WHAT IS EXPECTED:
Repeat everything from the first line of the listing below through the line that contains "const panelLabels = ['A', 'B', 'C'];", exactly. Leave out pictures.
start
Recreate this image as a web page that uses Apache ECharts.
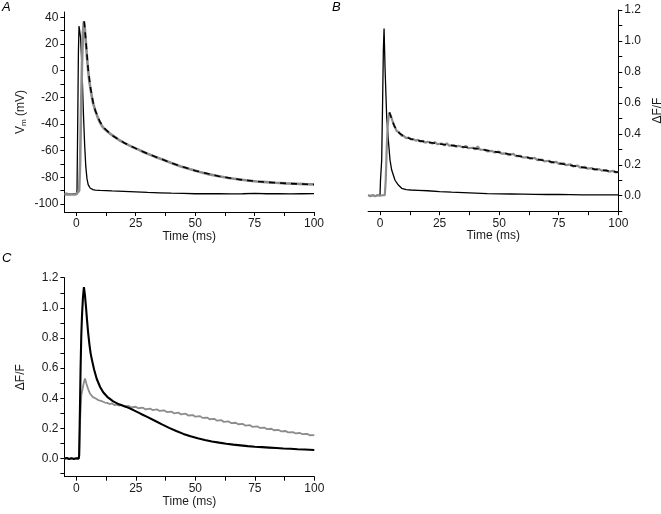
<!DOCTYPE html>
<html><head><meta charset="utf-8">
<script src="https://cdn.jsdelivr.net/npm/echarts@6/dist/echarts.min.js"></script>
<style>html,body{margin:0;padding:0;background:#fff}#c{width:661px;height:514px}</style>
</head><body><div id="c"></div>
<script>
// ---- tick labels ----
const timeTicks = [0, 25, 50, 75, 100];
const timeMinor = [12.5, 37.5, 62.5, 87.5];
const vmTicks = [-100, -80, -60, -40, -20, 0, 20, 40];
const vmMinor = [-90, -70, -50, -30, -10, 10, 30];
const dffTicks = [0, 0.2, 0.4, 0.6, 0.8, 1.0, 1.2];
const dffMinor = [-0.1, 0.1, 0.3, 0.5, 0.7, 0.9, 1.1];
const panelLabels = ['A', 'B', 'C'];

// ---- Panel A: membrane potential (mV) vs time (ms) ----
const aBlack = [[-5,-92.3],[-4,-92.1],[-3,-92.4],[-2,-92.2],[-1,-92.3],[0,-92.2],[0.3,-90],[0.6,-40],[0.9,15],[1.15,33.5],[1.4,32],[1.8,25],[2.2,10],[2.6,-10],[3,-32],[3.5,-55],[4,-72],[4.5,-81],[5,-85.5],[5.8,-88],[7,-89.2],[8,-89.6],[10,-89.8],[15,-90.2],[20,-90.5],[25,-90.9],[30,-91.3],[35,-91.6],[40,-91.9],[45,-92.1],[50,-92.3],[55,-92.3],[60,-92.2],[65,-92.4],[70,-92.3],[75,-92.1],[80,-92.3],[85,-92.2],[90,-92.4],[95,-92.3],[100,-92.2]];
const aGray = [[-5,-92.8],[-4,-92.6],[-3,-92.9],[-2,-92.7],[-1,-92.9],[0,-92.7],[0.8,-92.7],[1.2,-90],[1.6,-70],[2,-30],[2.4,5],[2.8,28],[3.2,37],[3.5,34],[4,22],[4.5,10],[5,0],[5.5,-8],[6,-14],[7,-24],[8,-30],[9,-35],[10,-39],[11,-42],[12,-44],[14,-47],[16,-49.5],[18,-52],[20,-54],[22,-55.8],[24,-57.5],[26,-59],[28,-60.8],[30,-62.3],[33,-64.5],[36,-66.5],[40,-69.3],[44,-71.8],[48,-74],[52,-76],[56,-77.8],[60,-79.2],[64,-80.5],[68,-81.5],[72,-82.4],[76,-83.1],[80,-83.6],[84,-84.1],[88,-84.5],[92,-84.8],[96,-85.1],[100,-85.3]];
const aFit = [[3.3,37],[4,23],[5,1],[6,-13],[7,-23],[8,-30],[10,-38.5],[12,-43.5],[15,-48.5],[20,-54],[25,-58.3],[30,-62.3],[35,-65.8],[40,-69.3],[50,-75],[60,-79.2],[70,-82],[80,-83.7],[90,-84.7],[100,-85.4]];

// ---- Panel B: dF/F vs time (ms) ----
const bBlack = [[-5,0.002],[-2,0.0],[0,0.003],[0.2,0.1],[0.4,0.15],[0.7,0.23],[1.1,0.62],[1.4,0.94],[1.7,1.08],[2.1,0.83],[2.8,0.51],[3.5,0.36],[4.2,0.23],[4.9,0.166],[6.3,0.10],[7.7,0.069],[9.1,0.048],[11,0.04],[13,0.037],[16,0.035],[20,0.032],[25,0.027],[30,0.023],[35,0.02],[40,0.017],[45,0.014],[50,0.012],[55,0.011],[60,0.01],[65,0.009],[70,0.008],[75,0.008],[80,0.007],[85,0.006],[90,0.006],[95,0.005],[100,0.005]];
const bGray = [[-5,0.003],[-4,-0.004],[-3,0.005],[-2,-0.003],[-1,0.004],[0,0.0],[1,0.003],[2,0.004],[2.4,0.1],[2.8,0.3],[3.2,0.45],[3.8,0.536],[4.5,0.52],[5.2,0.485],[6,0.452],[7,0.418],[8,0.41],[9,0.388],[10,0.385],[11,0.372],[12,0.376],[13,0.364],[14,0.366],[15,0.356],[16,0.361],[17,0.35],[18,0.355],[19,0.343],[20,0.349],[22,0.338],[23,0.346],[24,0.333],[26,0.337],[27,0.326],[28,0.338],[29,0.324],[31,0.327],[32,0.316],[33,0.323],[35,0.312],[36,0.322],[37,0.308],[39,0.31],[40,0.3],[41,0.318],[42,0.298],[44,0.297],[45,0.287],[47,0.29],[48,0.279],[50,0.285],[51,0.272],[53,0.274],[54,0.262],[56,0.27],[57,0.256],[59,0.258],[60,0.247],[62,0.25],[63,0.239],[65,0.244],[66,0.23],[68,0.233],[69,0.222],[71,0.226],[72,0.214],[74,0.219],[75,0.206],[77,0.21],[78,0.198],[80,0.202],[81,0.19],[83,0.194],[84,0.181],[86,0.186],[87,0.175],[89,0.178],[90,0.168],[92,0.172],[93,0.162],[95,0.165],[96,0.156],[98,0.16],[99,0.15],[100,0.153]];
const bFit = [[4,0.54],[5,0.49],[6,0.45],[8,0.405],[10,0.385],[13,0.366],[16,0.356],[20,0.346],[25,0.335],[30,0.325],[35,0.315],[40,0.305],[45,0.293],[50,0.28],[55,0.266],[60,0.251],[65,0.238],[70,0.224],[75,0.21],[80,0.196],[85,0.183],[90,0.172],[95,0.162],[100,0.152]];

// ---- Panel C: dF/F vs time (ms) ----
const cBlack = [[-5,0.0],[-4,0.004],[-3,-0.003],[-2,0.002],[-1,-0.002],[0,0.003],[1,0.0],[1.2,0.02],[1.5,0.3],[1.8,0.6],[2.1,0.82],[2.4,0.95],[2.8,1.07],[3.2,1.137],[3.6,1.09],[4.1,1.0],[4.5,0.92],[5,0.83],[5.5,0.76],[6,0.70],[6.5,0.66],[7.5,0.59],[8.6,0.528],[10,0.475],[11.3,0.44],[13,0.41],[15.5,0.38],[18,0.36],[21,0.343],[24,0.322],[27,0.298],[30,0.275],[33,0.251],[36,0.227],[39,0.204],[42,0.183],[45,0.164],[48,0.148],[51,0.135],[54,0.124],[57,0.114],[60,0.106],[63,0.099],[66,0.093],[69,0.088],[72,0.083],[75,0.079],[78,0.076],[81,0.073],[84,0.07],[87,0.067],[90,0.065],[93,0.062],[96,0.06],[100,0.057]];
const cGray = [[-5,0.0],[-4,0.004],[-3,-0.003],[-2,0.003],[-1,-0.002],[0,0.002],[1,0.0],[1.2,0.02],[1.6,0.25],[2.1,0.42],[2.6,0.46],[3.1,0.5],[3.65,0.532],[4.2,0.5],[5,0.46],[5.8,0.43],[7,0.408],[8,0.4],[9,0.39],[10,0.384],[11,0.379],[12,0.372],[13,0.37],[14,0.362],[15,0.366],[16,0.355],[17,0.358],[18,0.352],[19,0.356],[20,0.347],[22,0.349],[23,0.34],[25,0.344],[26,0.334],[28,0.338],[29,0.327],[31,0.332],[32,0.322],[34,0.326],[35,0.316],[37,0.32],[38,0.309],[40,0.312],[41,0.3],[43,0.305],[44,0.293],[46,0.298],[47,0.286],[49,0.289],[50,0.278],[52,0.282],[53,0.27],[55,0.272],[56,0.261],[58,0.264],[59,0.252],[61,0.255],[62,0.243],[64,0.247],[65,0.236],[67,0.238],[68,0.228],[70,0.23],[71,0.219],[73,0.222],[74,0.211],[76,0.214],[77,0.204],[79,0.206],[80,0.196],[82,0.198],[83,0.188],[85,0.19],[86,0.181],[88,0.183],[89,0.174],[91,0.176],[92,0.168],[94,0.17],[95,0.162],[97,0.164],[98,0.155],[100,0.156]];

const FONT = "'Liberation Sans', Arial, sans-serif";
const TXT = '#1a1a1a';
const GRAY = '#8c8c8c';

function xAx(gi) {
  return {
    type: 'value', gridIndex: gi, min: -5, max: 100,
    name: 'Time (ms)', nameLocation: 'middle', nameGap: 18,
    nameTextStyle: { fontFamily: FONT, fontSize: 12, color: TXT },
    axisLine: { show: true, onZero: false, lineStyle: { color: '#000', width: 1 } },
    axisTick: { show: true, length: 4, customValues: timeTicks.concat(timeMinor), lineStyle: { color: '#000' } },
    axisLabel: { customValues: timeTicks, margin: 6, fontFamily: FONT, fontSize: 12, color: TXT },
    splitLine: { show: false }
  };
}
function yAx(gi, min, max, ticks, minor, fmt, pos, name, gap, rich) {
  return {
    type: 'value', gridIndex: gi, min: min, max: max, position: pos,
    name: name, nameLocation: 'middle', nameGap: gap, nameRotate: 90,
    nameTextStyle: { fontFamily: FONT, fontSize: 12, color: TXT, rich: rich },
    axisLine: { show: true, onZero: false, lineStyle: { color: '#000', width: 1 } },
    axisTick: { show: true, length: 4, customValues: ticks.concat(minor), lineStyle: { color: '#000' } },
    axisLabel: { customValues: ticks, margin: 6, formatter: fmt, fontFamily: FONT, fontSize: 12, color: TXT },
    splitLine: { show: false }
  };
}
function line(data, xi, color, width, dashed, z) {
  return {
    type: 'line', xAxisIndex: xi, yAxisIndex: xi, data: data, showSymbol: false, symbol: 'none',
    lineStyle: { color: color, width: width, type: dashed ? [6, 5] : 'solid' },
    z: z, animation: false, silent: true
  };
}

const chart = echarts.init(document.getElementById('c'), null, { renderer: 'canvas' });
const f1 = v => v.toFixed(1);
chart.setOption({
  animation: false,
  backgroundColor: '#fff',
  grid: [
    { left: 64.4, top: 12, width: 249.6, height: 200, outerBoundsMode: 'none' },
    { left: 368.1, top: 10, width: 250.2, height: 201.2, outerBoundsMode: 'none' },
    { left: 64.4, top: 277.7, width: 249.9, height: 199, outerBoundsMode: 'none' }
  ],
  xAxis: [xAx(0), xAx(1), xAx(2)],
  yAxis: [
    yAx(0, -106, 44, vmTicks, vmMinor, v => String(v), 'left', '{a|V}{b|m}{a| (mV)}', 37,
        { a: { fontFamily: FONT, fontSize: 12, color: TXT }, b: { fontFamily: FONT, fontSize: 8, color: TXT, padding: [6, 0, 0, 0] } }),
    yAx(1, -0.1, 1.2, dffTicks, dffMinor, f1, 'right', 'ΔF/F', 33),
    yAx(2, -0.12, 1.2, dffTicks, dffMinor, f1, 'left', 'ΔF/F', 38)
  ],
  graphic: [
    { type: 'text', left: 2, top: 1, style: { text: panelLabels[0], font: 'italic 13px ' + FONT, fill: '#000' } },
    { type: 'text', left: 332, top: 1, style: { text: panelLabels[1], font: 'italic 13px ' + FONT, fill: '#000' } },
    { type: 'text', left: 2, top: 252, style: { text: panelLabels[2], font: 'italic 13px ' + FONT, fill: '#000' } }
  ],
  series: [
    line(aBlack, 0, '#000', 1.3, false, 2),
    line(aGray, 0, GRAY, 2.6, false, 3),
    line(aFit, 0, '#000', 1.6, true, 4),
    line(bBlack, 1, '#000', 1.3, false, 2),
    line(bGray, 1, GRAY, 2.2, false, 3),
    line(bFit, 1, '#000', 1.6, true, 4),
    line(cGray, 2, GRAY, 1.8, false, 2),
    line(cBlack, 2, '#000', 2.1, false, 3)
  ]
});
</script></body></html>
end
FULL RESPONSE:
Recreate this image as a web page that uses Apache ECharts.
<!DOCTYPE html>
<html><head><meta charset="utf-8">
<script src="https://cdn.jsdelivr.net/npm/echarts@6/dist/echarts.min.js"></script>
<style>html,body{margin:0;padding:0;background:#fff}#c{width:661px;height:514px}</style>
</head><body><div id="c"></div>
<script>
// ---- tick labels ----
const timeTicks = [0, 25, 50, 75, 100];
const timeMinor = [12.5, 37.5, 62.5, 87.5];
const vmTicks = [-100, -80, -60, -40, -20, 0, 20, 40];
const vmMinor = [-90, -70, -50, -30, -10, 10, 30];
const dffTicks = [0, 0.2, 0.4, 0.6, 0.8, 1.0, 1.2];
const dffMinor = [-0.1, 0.1, 0.3, 0.5, 0.7, 0.9, 1.1];
const panelLabels = ['A', 'B', 'C'];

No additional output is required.